Current subscribers: 3,431, +91 since last week
The days between Christmas and New Year are perfect to reflect. To zoom out, look in the rearview, celebrate progress and critically plan ahead. Typically I prefer to do it in private by myself. But as I decided to write this newsletter and share my learnings more publicly, I take this episode as an open reflection.
2022 in Review
Why did I start this newsletter?
As stated in my first episode on “what to expect from this newsletter” published on 11th Sept 2022 “Together with an ever-growing group of like-minded people, I made it my mission to push VC to the next level through real innovation. To overcome shortcomings from inaccessibility for underrepresented founders over biased, inefficient and manual decision-making processes to non-scalable, sometimes very limited value-add. I strongly believe that technology in general, but data more specifically, is here to disrupt VC as it did/does with any other industry.”
So the “what” is clear, but what about the “how”? Referring to episode 14 on “how VCs can learn from each other”: “Very few people are actually in the position to share hands-on learnings, what works well, what doesn’t work and where they get their information from. And those who do, are oftentimes not willing to share their perspectives because they’re afraid to lose their edge. As a result, the ecosystem is not only very early but also highly fragmented with a strong reluctance to share learnings. This is also why most researchers struggle. They lack the hands-on insights from practitioners who are in the trenches. Therefore, a close researcher-VC relationship is key to generate useful studies. This newsletter is here to change this dynamic and provide a platform for like-minded people.”
Building in public
VC is a privileged and intransparent industry where not only returns (=output) follow a Power-law distribution but also the allocation (=input). A few hundred to a thousand Partners globally decide, oftentimes behind closed doors, how hundreds of billions of $$ get allocated. It's the minority of the people moving around the majority of the money.
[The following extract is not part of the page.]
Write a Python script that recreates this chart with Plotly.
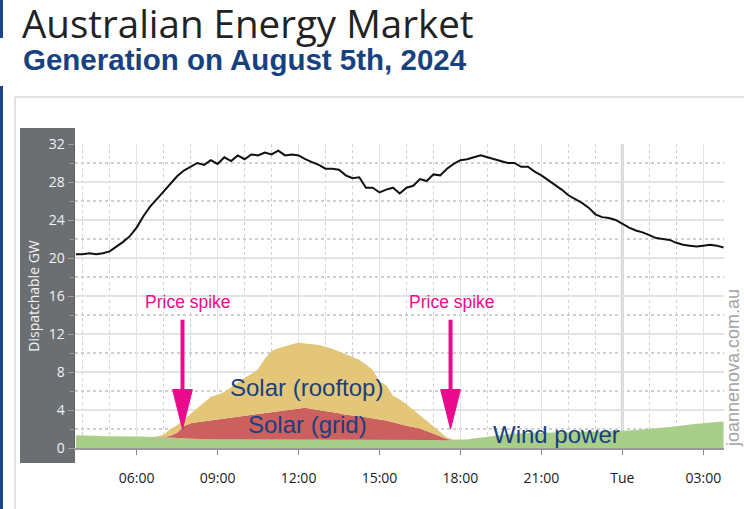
import pandas as pd
import plotly.graph_objects as go

# ---------------- data (GW, 15-minute readings, 03:45 Mon -> 03:45 Tue) ----------------
times = pd.date_range("2024-08-05 03:45", "2024-08-06 03:45", freq="15min")

dispatchable = [
    20.4, 20.4, 20.5, 20.4, 20.5, 20.7, 21.2, 21.7, 22.3, 23.2, 24.4, 25.4, 26.2,
    27.0, 27.9, 28.6, 29.2, 29.6, 30.0, 29.8, 30.3, 29.9, 30.6, 30.2, 30.8, 30.4,
    30.9, 30.8, 31.1, 30.9, 31.3, 30.8, 30.9, 30.8, 30.4, 30.1, 29.8, 29.4, 29.4,
    29.3, 28.7, 28.4, 28.5, 27.4, 27.4, 26.9, 27.2, 27.4, 26.8, 27.4, 27.6, 28.3,
    28.1, 28.8, 28.7, 29.4, 29.9, 30.3, 30.4, 30.6, 30.8, 30.6, 30.4, 30.2, 30.0,
    30.0, 29.6, 29.6, 29.1, 28.7, 28.2, 27.7, 27.2, 26.6, 26.2, 25.8, 25.3, 24.6,
    24.3, 24.2, 24.0, 23.6, 23.2, 22.9, 22.7, 22.4, 22.1, 22.0, 21.9, 21.6, 21.4,
    21.3, 21.2, 21.3, 21.4, 21.3, 21.1,
]

wind = [
    1.35, 1.35, 1.3, 1.3, 1.25, 1.25, 1.2, 1.2, 1.2, 1.2, 1.2, 1.15, 1.15,
    1.1, 1.1, 1.05, 1.0, 1.0, 0.95, 0.95,
    0.9, 0.9, 0.9, 0.9, 0.9, 0.9, 0.9, 0.9, 0.9, 0.9, 0.9, 0.9, 0.9, 0.9,
    0.85, 0.85, 0.85, 0.85, 0.85, 0.85, 0.85, 0.85, 0.85, 0.85,
    0.85, 0.85, 0.85, 0.85, 0.85, 0.85, 0.85, 0.85, 0.85, 0.85,
    0.8, 0.8, 0.8,
    0.85, 0.9, 1.0, 1.1, 1.2, 1.3, 1.4, 1.45, 1.5, 1.55,
    1.6, 1.6, 1.6, 1.6, 1.6,
    1.65, 1.65, 1.7, 1.7, 1.7, 1.75, 1.75, 1.8, 1.8, 1.8,
    1.85, 1.9, 1.95, 2.0, 2.05, 2.1, 2.2, 2.3, 2.4, 2.45, 2.55, 2.6, 2.7, 2.75, 2.8,
]

solar_grid = (
    [0.0] * 13
    + [0.05, 0.2, 0.55, 1.3, 1.6, 1.75, 1.85, 2.0, 2.1, 2.2, 2.3, 2.4, 2.5, 2.6,
       2.7, 2.8, 2.85, 2.95, 3.05, 3.2, 3.3, 3.4, 3.25, 3.15, 3.05, 2.9, 2.8, 2.65,
       2.6, 2.5, 2.4, 2.25, 2.15, 2.05, 1.85, 1.65, 1.5, 1.35, 1.2, 0.95, 0.65,
       0.4, 0.15, 0.05]
    + [0.0] * 40
)

solar_rooftop = (
    [0.0] * 12
    + [0.05, 0.25, 0.7, 0.8, 0.7, 1.0, 1.6, 2.1, 2.5, 2.6, 2.8, 3.2, 3.6, 4.0, 4.3,
       4.7, 5.7, 6.45, 6.65, 6.75, 6.8, 6.9, 6.75, 6.85, 6.85, 6.75, 6.7, 6.5,
       6.35, 6.15, 5.95, 5.55, 5.1, 4.0, 3.7, 2.8, 2.6, 2.25, 1.8, 1.35, 1.0, 0.7,
       0.4, 0.15, 0.05]
    + [0.0] * 40
)

tick_vals = ["2024-08-05 06:00", "2024-08-05 09:00", "2024-08-05 12:00",
             "2024-08-05 15:00", "2024-08-05 18:00", "2024-08-05 21:00",
             "2024-08-06 00:00", "2024-08-06 03:00"]
tick_text = ["06:00", "09:00", "12:00", "15:00", "18:00", "21:00", "Tue", "03:00"]
minor_vals = list(pd.date_range("2024-08-05 04:00", "2024-08-06 03:00", freq="1h"))

# ---------------- layout geometry ----------------
W, H = 744, 509
L, R, T, B = 75, 20, 144, 61
PW, PH = W - L - R, H - T - B


def px(xp):
    return (xp - L) / PW


def py(yp):
    return (H - B - yp) / PH


GREEN, RED, YELLOW = "#a8ce8a", "#cb605e", "#e4c679"
NAVY = "#1a3f7e"
MAGENTA = "#ec0a8c"
SANS = "Arial, Liberation Sans"

fig = go.Figure()
fig.add_trace(go.Scatter(x=times, y=wind, stackgroup="s", mode="lines",
                         line=dict(width=0, color=GREEN), fillcolor=GREEN,
                         name="Wind power"))
fig.add_trace(go.Scatter(x=times, y=solar_grid, stackgroup="s", mode="lines",
                         line=dict(width=0, color=RED), fillcolor=RED,
                         name="Solar (grid)"))
fig.add_trace(go.Scatter(x=times, y=solar_rooftop, stackgroup="s", mode="lines",
                         line=dict(width=0, color=YELLOW), fillcolor=YELLOW,
                         name="Solar (rooftop)"))
fig.add_trace(go.Scatter(x=times, y=dispatchable, mode="lines",
                         line=dict(width=2, color="#111111"), name="Dispatchable"))

shapes = [
    # left page accent
    dict(type="line", xref="paper", yref="paper", x0=px(1.5), x1=px(1.5),
         y0=py(0), y1=py(38), line=dict(color="#1c4587", width=3)),
    dict(type="line", xref="paper", yref="paper", x0=px(1.5), x1=px(1.5),
         y0=py(86), y1=py(509), line=dict(color="#1c4587", width=3)),
    # card border
    dict(type="line", xref="paper", yref="paper", x0=px(15), x1=px(744),
         y0=py(97), y1=py(97), line=dict(color="#e2e2e2", width=2)),
    dict(type="line", xref="paper", yref="paper", x0=px(15), x1=px(15),
         y0=py(97), y1=py(509), line=dict(color="#e2e2e2", width=2)),
    # grey y-axis panel
    dict(type="rect", xref="paper", yref="paper", x0=px(20), x1=px(75),
         y0=py(463), y1=py(128), fillcolor="#6c6f72", line=dict(width=0),
         layer="below"),
    # day boundary
    dict(type="line", xref="x", yref="paper", x0="2024-08-06 00:00",
         x1="2024-08-06 00:00", y0=0, y1=1,
         line=dict(color="#d6d6d6", width=3), layer="below"),
]

# price spike arrows
for t_mid, t_l, t_r in [("2024-08-05_07:42", "2024-08-05_07:20", "2024-08-05_08:04"),
                        ("2024-08-05_17:38", "2024-08-05_17:16", "2024-08-05_18:00")]:
    shapes.append(dict(type="line", xref="x", yref="y",
                       x0=t_mid.replace("_", " "), x1=t_mid.replace("_", " "),
                       y0=13.5, y1=6.0, line=dict(color=MAGENTA, width=4)))
    shapes.append(dict(type="path", xref="x", yref="y",
                       path=f"M{t_l},6.15 L{t_r},6.15 L{t_mid},2.0 Z",
                       fillcolor=MAGENTA, line=dict(color=MAGENTA, width=1)))


def label(text, x, y, size, color, family=SANS, **kw):
    return dict(text=text, xref="paper", yref="paper", x=px(x), y=py(y),
                xanchor=kw.pop("xanchor", "center"), yanchor="middle",
                showarrow=False, font=dict(family=family, size=size, color=color),
                **kw)


annotations = [
    label("Australian Energy Market", 20, 23, 38.5, "#222222",
          family="Open Sans", xanchor="left"),
    label("<b>Generation on August 5th, 2024</b>", 21, 60, 29.5, "#17427f",
          xanchor="left"),
    label("Price spike", 188, 302, 17.5, MAGENTA),
    label("Price spike", 452, 302, 17.5, MAGENTA),
    label("Solar (rooftop)", 306, 387, 24, NAVY),
    label("Solar (grid)", 307, 424, 24, NAVY),
    label("Wind power", 556, 434, 24, NAVY),
    label("joannenova.com.au", 733, 368, 18, "#a3a3a3", textangle=-90),
]

fig.update_layout(
    width=W, height=H, margin=dict(l=L, r=R, t=T, b=B, autoexpand=False),
    paper_bgcolor="white", plot_bgcolor="white", showlegend=False,
    hovermode=False, shapes=shapes, annotations=annotations,
    xaxis=dict(
        range=["2024-08-05 03:43", "2024-08-06 03:46"],
        tickmode="array", tickvals=tick_vals, ticktext=tick_text,
        ticks="outside", ticklen=5, tickcolor="#888", ticklabelstandoff=12,
        tickfont=dict(family="Open Sans", size=14, color="#222222"),
        showgrid=True, gridcolor="#e3e3e3", gridwidth=1.5,
        showline=True, linecolor="#999999", linewidth=1.5,
        minor=dict(tickmode="array", tickvals=minor_vals, showgrid=True,
                   gridcolor="#d0d0d0", griddash="dot", gridwidth=1, ticks=""),
        zeroline=False,
    ),
    yaxis=dict(
        range=[0, 32], tickmode="linear", tick0=0, dtick=4,
        ticks="outside", ticklen=6, tickcolor="#a0a0a0",
        tickfont=dict(family="Open Sans", size=14, color="#f2f2f2"),
        showgrid=True, gridcolor="#e3e3e3", gridwidth=1.5,
        showline=True, linecolor="#5c5f62", linewidth=1.5,
        minor=dict(dtick=2, showgrid=True, gridcolor="#d0d0d0", griddash="dot",
                   ticks="outside", ticklen=4, tickcolor="#a0a0a0"),
        zeroline=False,
        title=dict(text="Dispatchable GW", standoff=6,
                   font=dict(family="Open Sans", size=14, color="#f2f2f2")),
    ),
)

fig.write_html(
    "out.html",
    config={"displayModeBar": False, "staticPlot": True},
    post_script="document.body.style.margin='0';document.body.style.padding='0';"
                "document.body.style.overflow='hidden';",
)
While some VCs share their decision-making processes and selection criteria publicly, the majority still keep their inner workings to themselves and build in the dark. As a result, opacity perpetuates. Opposing this trend, I decided not only to openly speak about and create a platform for data-driven VCs and everyone who’s interested in its implications but also to build this platform in public by sharing all the ups and downs associated with it.
Every newsletter starts with the recent number of subscribers and the growth within the prior week. Moreover, I take specific milestones to include learnings on the process of writing this newsletter and growing the community. Just like this episode.
The community
I’ve been actively writing and sharing professional content for about six years. On the content creation side, I wrote 3 academic papers with about 6k downloads and 12 Medium blog posts with about 70k reads before I joined Substack for more structured writing in September this year.
Before joining Substack, my writing process was event-driven (triggered for example by new investments, deep dives etc.) and thus pretty inconsistent. Sometimes I had several topics within a few weeks, sometimes nothing for months. No ideation process whatsoever. This inconsistency made it difficult for me to empower and facilitate valuable conversations except for very few conference panels and one or two living-dead Slack groups.
Peer learning, sparring and collaboration among VCs and researchers were very, very slow. I explain in episode #12 how I imagined this newsletter to solve this problem and become the go-to place for everyone interested in digitization in VC and its impact for all stakeholders.
On the distribution side, I joined LinkedIn in July 2016 and have grown my audience to about 25k followers with 10M+ annual post views and 70k+ annual engagements in 2022. One interesting learning I’d like to share: Up until August 2022, I shared mostly external content for a broader audience (tech, VC, startups, productivity) and insights from my day-to-day that I found potentially useful to others. Starting in September, I strictly narrowed my focus to AI and data-driven VC, and shifted from mostly external to mostly my own content.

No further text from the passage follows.